Although Baku warned New Delhi through all channels about the inadmissibility of re-equipping the exhausted Armenian army and throwing weight behind Yerevan’s illusion of possible revenge.
President of Azerbaijan Ilham Aliyev was quite clear in his warnings to India. Thus, accepting the credentials of the new Indian Ambassador, Sridharan Madhusudhanan, in May of this year, Aliyev once again stated that revanchist forces are reviving in Armenia today, and territorial claims against Azerbaijan are still surviving despite the humiliating defeat in the Second Karabakh War of 2020.
The Azerbaijani president said the rapid armament of Armenia creates new dangers and contradicts its desire for peace with Azerbaijan; in other words, if Armenia wants peace, why does it channel millions of dollars to acquire weapons? Aliyev added that the armament policy pursued by Armenia could lead to new threats to the entire region.
Despite the crystal-clear position of Azerbaijan, unfortunately, the government of Narendra Modi has paid no heed to hints of Aliyev. Instead, India began to fan the extinguished flames of war in the South Caucasus. Seemingly, advisors or aides of Modi and his government are not well studied the vulnerability of the South Caucasus against armed conflicts. The region has been suffering long-lasting conflicts since the early 1990s. Although Azerbaijan chocked one of the conflict hotbeds in Karabakh in a victorious war with Armenia in 2020, the latter’s distancing itself from normalisation and peace process, instead injecting fresh blood into its territorial claims, prevents the region from entering the era of durable stability.

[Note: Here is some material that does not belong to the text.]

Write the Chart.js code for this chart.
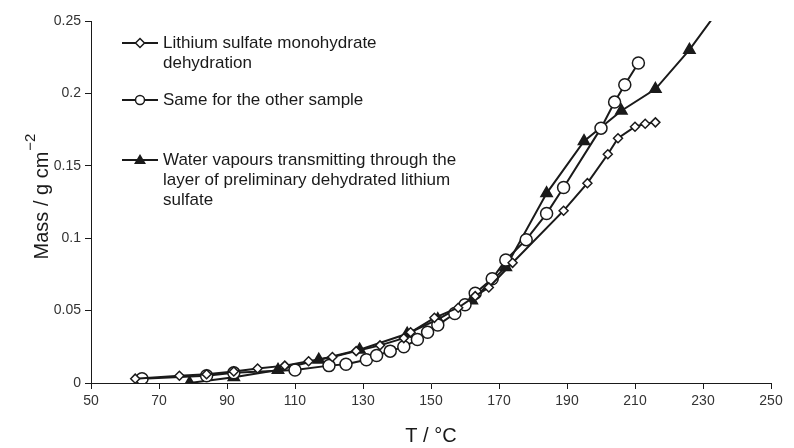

The supply of ammunition and lethal weapons to Armenia, including the high-precision Pinaka MLRS and long-range guns, directly threatens peaceful Azerbaijani cities, even those far from the border. After all, the 44-day war clearly showed that the Armenian army was mastered in shelling peaceful settlements, killing people in their sleep in response to its defeat on the battlefield.
The cynicism of India is quite obvious, given its loudmouth commitment to international law and simultaneous support for the policy of inciting military conflict and disrespect for the territorial integrity of other countries. By the way, this also contradicts the principles of the Bandung Conference and the Non-Aligned Movement, of which India is also a member. Moreover, India’s former Prime Minister Jawaharlal emerged as one of the pioneers in creating the Non-Aligned Movement.
Meanwhile, the fact that the supplies go through Iran is not a bolt from the blue. Even though the Mullah regime has long been an outcast in international relations, this does not bother New Delhi.
The theocratic regime’s fanatics, who have been shouting for 45 years that they are defending the interests of Muslims worldwide, of which Azerbaijan’s population is part, have long mellowed with Armenia. Therefore, with great pleasure, they provided their territory for transferring foreign weapons to the “warmonger child” of the South Caucasus.
So, the southern neighbour no longer surprises with its cynicism, duplicity, and hostility towards Azerbaijan. And, of course, Armenia must not forget the “Iron Fist” from 2020. Whatever weapons – Indian, French or Iranian, it purchases, it will not succeed in turning the tide in its favour. And suppose the promises of its partners still seduce Yerevan. In that case, the Azerbaijani Armed Forces will again deploy its ultimate combat readiness and professionalism to cripple the remnants of the Armenian army and its new military equipment.